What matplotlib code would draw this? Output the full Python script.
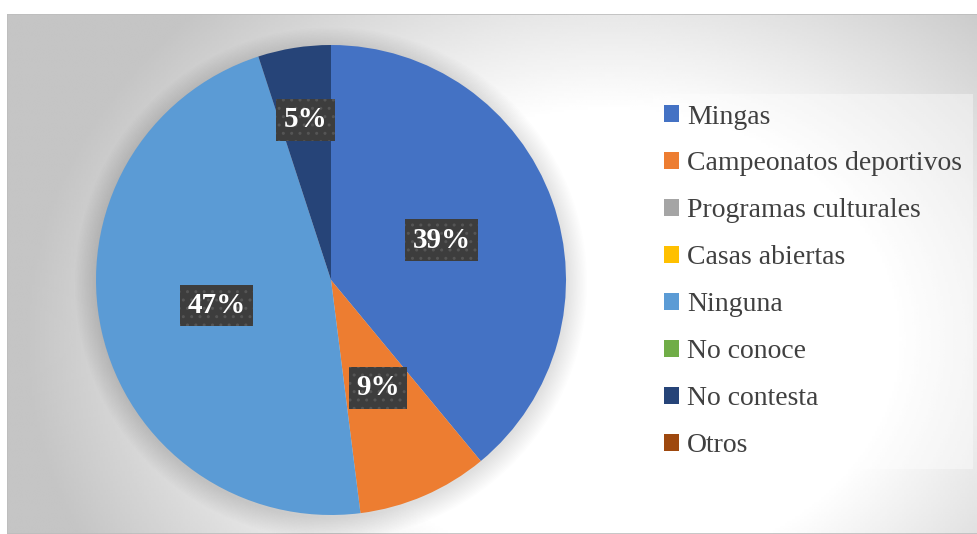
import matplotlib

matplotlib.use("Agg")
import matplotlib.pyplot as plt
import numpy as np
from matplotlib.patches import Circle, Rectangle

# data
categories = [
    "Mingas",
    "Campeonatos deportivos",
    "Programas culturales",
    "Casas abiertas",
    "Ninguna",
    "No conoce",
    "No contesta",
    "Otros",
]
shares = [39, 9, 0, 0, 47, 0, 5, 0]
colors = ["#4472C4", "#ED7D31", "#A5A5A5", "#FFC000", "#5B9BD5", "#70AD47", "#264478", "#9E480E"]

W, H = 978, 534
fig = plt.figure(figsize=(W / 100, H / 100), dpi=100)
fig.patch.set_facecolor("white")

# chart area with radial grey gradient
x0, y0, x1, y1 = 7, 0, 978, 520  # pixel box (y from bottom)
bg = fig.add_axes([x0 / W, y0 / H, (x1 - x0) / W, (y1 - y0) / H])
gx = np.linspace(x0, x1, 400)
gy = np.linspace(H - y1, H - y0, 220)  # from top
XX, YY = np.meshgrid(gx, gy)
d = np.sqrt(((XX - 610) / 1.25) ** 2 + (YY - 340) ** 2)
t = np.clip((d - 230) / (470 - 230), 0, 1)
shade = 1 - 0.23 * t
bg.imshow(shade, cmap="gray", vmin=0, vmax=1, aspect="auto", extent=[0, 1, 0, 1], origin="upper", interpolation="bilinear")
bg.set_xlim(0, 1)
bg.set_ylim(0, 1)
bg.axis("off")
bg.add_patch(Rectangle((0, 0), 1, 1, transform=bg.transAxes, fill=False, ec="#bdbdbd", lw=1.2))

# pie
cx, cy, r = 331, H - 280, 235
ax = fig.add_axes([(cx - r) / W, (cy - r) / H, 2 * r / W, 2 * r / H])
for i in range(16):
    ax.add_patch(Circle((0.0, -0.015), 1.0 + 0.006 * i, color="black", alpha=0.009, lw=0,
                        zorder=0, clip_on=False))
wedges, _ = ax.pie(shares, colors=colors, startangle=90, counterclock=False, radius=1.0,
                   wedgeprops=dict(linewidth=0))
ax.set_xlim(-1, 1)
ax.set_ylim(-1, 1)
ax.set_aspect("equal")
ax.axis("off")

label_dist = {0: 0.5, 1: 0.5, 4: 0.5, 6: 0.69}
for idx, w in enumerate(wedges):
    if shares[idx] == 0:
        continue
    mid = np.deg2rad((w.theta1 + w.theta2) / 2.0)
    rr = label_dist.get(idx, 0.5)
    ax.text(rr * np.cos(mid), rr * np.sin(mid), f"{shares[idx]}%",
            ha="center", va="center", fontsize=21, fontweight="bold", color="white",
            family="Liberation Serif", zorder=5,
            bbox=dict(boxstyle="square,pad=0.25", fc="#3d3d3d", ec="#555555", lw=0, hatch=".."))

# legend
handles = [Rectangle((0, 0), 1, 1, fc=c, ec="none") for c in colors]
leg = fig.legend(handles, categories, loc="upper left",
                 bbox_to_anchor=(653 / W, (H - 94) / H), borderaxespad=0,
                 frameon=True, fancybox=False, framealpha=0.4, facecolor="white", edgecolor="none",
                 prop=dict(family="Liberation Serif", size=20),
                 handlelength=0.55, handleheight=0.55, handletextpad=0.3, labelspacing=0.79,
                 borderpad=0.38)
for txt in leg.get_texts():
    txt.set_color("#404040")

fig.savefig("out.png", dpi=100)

■ ■ ■ ■

## Set problem
Exactly as written, please give again the lines from the beginning of the listing through the line containing "from matplotlib.patches import", inclusive, without any pictures.

## Finished exercise
What matplotlib code would draw this? Output the full Python script.
import matplotlib

matplotlib.use("Agg")
import matplotlib.pyplot as plt
import numpy as np
from matplotlib.patches import Circle, Rectangle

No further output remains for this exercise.